* _Direction_
Could the lines from the start of the data through the line with "const ages = d3.range(15, 81);" be set down exactly, with no pictures among them?

START Given material

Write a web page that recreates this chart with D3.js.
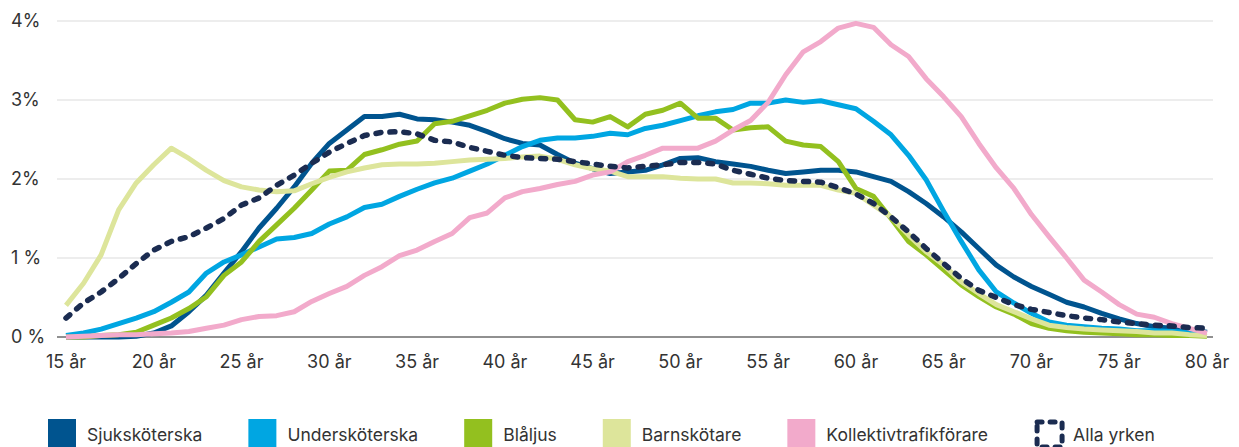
<!DOCTYPE html>
<html>
<head>
<meta charset="utf-8">
<script src="https://cdn.jsdelivr.net/npm/d3@7"></script>
<style>
  html, body { margin: 0; padding: 0; background: #fff; }
  svg { display: block; font-family: Inter, "Noto Sans", sans-serif; }
</style>
</head>
<body>
<svg id="chart" width="1239" height="447"></svg>
<script>
// ages 15..80
const ages = d3.range(15, 81);

const sjukskoterska = [
  0, 0, 0, 0, 0.01, 0.05, 0.14, 0.32, 0.53, 0.81, 1.08,
  1.38, 1.63, 1.90, 2.20, 2.45, 2.62, 2.79, 2.79, 2.82, 2.76, 2.75,
  2.72, 2.68, 2.60, 2.51, 2.45, 2.43, 2.31, 2.20, 2.13, 2.07, 2.09, 2.11,
  2.18, 2.26, 2.27, 2.22, 2.19, 2.16, 2.11, 2.07, 2.09, 2.11, 2.11,
  2.09, 2.03, 1.97, 1.84, 1.69, 1.52, 1.33, 1.12, 0.91, 0.76, 0.64,
  0.54, 0.44, 0.38, 0.30, 0.23, 0.17, 0.13, 0.11, 0.09, 0.06
];
const underskoterska = [
  0.02, 0.05, 0.10, 0.17, 0.24, 0.32, 0.44, 0.57, 0.81, 0.95, 1.04,
  1.14, 1.24, 1.26, 1.31, 1.43, 1.52, 1.64, 1.68, 1.78, 1.87, 1.95,
  2.01, 2.10, 2.19, 2.30, 2.41, 2.49, 2.52, 2.52, 2.54, 2.58, 2.56, 2.64,
  2.68, 2.74, 2.80, 2.85, 2.88, 2.96, 2.96, 3.00, 2.97, 2.99, 2.94,
  2.89, 2.73, 2.56, 2.30, 1.99, 1.59, 1.21, 0.85, 0.57, 0.43, 0.30,
  0.19, 0.15, 0.13, 0.11, 0.10, 0.08, 0.08, 0.07, 0.06, 0.05
];
const blaljus = [
  0, 0, 0.02, 0.03, 0.06, 0.15, 0.24, 0.36, 0.51, 0.78, 0.95,
  1.21, 1.42, 1.63, 1.86, 2.10, 2.11, 2.31, 2.37, 2.44, 2.48, 2.70,
  2.73, 2.80, 2.87, 2.96, 3.01, 3.03, 3.00, 2.75, 2.72, 2.79, 2.66, 2.82,
  2.87, 2.96, 2.77, 2.77, 2.62, 2.65, 2.66, 2.48, 2.43, 2.41, 2.22,
  1.88, 1.78, 1.50, 1.21, 1.04, 0.85, 0.66, 0.51, 0.38, 0.29, 0.17,
  0.11, 0.08, 0.06, 0.05, 0.04, 0.03, 0.03, 0.02, 0.02, 0.01
];
const barnskotare = [
  0.40, 0.68, 1.04, 1.61, 1.95, 2.18, 2.39, 2.26, 2.11, 1.98, 1.90,
  1.86, 1.84, 1.85, 1.94, 2.02, 2.09, 2.14, 2.18, 2.19, 2.19, 2.20,
  2.22, 2.24, 2.25, 2.26, 2.28, 2.29, 2.25, 2.18, 2.13, 2.10, 2.03, 2.03,
  2.03, 2.01, 2.00, 2.00, 1.95, 1.95, 1.94, 1.92, 1.92, 1.92, 1.86,
  1.82, 1.67, 1.52, 1.29, 1.08, 0.91, 0.70, 0.55, 0.41, 0.32, 0.23,
  0.15, 0.12, 0.10, 0.09, 0.08, 0.07, 0.05, 0.05, 0.03, 0.02
];
const kollektivtrafik = [
  0.00, 0.01, 0.02, 0.03, 0.03, 0.04, 0.05, 0.07, 0.11, 0.15, 0.22,
  0.26, 0.27, 0.32, 0.45, 0.55, 0.64, 0.78, 0.89, 1.03, 1.10, 1.21,
  1.31, 1.51, 1.57, 1.76, 1.84, 1.88, 1.93, 1.97, 2.05, 2.09, 2.22, 2.30,
  2.39, 2.39, 2.39, 2.48, 2.62, 2.74, 2.97, 3.32, 3.61, 3.74, 3.91,
  3.97, 3.92, 3.70, 3.55, 3.27, 3.04, 2.79, 2.45, 2.14, 1.88, 1.55,
  1.27, 1.00, 0.72, 0.57, 0.41, 0.29, 0.25, 0.17, 0.11, 0.05
];
const allaYrken = [
  0.24, 0.43, 0.57, 0.74, 0.93, 1.10, 1.21, 1.27, 1.38, 1.50, 1.67,
  1.76, 1.92, 2.05, 2.20, 2.34, 2.45, 2.55, 2.59, 2.60, 2.57, 2.49,
  2.47, 2.40, 2.35, 2.30, 2.27, 2.26, 2.25, 2.22, 2.19, 2.16, 2.14, 2.16,
  2.18, 2.21, 2.21, 2.19, 2.11, 2.06, 2.01, 1.98, 1.97, 1.96, 1.89,
  1.81, 1.69, 1.52, 1.33, 1.12, 0.93, 0.74, 0.59, 0.50, 0.41, 0.35,
  0.31, 0.27, 0.24, 0.22, 0.19, 0.17, 0.15, 0.14, 0.12, 0.11
];

const seriesNames = ["Sjuksköterska", "Undersköterska", "Blåljus", "Barnskötare", "Kollektivtrafikförare", "Alla yrken"];
const seriesValues = [sjukskoterska, underskoterska, blaljus, barnskotare, kollektivtrafik, allaYrken];
const seriesColors = ["#00548f", "#00a6e2", "#93c01f", "#dde59b", "#f2aacb", "#1b2c51"];

const xTicks = d3.range(15, 81, 5);
const yTicks = [0, 1, 2, 3, 4];
const yTickLabels = ["0 %", "1 %", "2%", "3%", "4%"];

const svg = d3.select("#chart");

const x = d3.scaleLinear().domain([15, 80]).range([66, 1207]);
const y = d3.scaleLinear().domain([0, 4]).range([337, 21]);

/* grid */
svg.append("g")
  .selectAll("line")
  .data(yTicks.filter(d => d > 0))
  .join("line")
  .attr("x1", 57).attr("x2", 1213)
  .attr("y1", d => y(d)).attr("y2", d => y(d))
  .attr("stroke", "#dcdcdc")
  .attr("stroke-width", 1.2);

svg.append("line")
  .attr("x1", 57).attr("x2", 1213)
  .attr("y1", y(0)).attr("y2", y(0))
  .attr("stroke", "#6b6b6b")
  .attr("stroke-width", 1.5);

/* y labels */
svg.append("g")
  .selectAll("text")
  .data(yTicks)
  .join("text")
  .attr("x", 11)
  .attr("y", d => y(d))
  .attr("dy", "0.36em")
  .attr("font-size", 18)
  .attr("fill", "#333")
  .text((d, i) => yTickLabels[i]);

/* x labels */
svg.append("g")
  .selectAll("text")
  .data(xTicks)
  .join("text")
  .attr("x", d => x(d))
  .attr("y", 368)
  .attr("text-anchor", "middle")
  .attr("font-size", 18)
  .attr("fill", "#333")
  .text(d => `${d} år`);

/* lines */
const line = d3.line()
  .x((d, i) => x(ages[i]))
  .y(d => y(d));

seriesValues.forEach((vals, i) => {
  const dashed = i === seriesValues.length - 1;
  svg.append("path")
    .datum(vals)
    .attr("d", line)
    .attr("fill", "none")
    .attr("stroke", seriesColors[i])
    .attr("stroke-width", dashed ? 5.5 : 5)
    .attr("stroke-linejoin", "round")
    .attr("stroke-linecap", dashed ? "round" : "butt")
    .attr("stroke-dasharray", dashed ? "5 9" : null);
});

/* legend */
const legend = svg.append("g").attr("font-size", 17.5).attr("fill", "#333");
let lx = 48;
seriesNames.forEach((name, i) => {
  const g = legend.append("g").attr("transform", `translate(${lx},419)`);
  if (i === seriesNames.length - 1) {
    g.append("rect")
      .attr("x", 3).attr("y", 3).attr("width", 25).attr("height", 25)
      .attr("fill", "none")
      .attr("stroke", seriesColors[i])
      .attr("stroke-width", 5)
      .attr("stroke-linecap", "round")
      .attr("stroke-dasharray", "5 8");
  } else {
    g.append("rect")
      .attr("width", 28).attr("height", 28)
      .attr("fill", seriesColors[i]);
  }
  const t = g.append("text")
    .attr("x", 39)
    .attr("y", 22)
    .text(name);
  lx += 39 + t.node().getComputedTextLength() + 46;
});
</script>
</body>
</html>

END Given material

* _Response to this exercise_
Write a web page that recreates this chart with D3.js.
<!DOCTYPE html>
<html>
<head>
<meta charset="utf-8">
<script src="https://cdn.jsdelivr.net/npm/d3@7"></script>
<style>
  html, body { margin: 0; padding: 0; background: #fff; }
  svg { display: block; font-family: Inter, "Noto Sans", sans-serif; }
</style>
</head>
<body>
<svg id="chart" width="1239" height="447"></svg>
<script>
// ages 15..80
const ages = d3.range(15, 81);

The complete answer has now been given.